Copy every line from the data below in which the string "this" can be found.

● Task data:
####
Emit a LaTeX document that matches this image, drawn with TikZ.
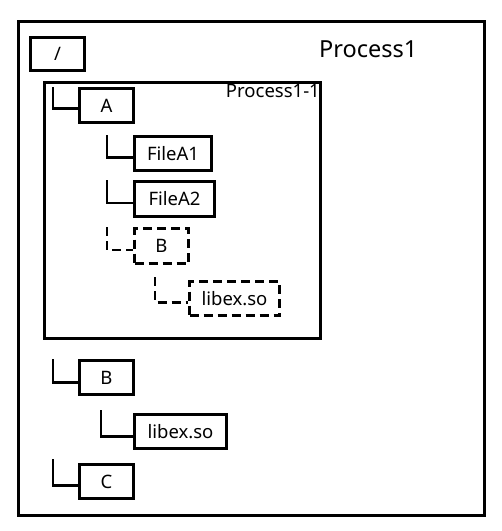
####
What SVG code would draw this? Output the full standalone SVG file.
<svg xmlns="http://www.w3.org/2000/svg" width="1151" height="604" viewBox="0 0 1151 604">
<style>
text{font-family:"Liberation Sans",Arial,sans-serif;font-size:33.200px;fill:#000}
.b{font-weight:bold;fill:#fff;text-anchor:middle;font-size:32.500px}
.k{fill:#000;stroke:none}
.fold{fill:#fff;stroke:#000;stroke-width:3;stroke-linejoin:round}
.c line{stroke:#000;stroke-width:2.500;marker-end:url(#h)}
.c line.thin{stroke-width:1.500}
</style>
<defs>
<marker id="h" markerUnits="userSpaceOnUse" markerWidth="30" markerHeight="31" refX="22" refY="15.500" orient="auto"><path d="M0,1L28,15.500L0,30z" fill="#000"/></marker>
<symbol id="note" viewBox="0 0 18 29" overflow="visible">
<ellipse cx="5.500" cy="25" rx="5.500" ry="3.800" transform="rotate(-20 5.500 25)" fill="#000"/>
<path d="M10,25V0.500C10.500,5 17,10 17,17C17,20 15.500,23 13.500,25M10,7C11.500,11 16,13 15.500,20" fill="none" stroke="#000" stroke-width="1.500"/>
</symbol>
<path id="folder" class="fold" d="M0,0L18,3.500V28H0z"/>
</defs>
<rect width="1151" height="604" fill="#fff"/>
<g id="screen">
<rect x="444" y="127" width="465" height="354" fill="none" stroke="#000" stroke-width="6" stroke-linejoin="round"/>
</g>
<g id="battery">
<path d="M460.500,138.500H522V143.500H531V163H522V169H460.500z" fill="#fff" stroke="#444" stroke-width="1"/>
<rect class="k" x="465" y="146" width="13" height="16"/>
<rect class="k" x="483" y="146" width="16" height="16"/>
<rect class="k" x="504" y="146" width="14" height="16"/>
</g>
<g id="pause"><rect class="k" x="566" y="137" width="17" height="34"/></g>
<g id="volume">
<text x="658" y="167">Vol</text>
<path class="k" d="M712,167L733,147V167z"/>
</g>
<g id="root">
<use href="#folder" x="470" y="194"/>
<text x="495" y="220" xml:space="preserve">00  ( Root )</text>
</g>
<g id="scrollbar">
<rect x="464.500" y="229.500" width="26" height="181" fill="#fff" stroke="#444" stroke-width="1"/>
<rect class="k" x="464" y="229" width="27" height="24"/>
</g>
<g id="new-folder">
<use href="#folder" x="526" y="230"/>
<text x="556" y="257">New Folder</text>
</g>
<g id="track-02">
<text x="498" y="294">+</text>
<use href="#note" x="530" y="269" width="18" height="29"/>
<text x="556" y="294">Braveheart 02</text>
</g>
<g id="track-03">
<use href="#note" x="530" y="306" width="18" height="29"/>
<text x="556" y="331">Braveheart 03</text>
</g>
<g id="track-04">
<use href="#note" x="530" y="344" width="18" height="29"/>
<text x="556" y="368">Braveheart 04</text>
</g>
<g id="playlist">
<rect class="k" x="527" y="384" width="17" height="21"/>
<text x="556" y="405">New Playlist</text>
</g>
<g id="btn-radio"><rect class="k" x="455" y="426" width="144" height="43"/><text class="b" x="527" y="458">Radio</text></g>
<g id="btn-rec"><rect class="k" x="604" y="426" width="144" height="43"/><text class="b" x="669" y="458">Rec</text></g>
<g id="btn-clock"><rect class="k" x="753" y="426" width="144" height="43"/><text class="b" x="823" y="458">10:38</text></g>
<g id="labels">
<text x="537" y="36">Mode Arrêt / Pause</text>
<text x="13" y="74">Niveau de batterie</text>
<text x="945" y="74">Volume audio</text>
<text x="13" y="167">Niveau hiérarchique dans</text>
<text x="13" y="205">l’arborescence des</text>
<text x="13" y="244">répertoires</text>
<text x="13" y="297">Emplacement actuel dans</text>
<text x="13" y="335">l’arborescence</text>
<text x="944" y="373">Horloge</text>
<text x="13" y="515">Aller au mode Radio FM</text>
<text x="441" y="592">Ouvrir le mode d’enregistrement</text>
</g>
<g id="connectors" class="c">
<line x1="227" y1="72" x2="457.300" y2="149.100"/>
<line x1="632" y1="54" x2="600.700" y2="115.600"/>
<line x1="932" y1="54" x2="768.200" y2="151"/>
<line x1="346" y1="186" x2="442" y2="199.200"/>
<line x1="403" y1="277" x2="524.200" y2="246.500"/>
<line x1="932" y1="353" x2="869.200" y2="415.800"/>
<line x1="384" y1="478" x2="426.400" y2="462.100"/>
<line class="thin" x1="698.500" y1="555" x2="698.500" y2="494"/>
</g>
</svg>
####
● Solution to the exercise:
Emit a LaTeX document that matches this image, drawn with TikZ.
What SVG code would draw this? Output the full standalone SVG file.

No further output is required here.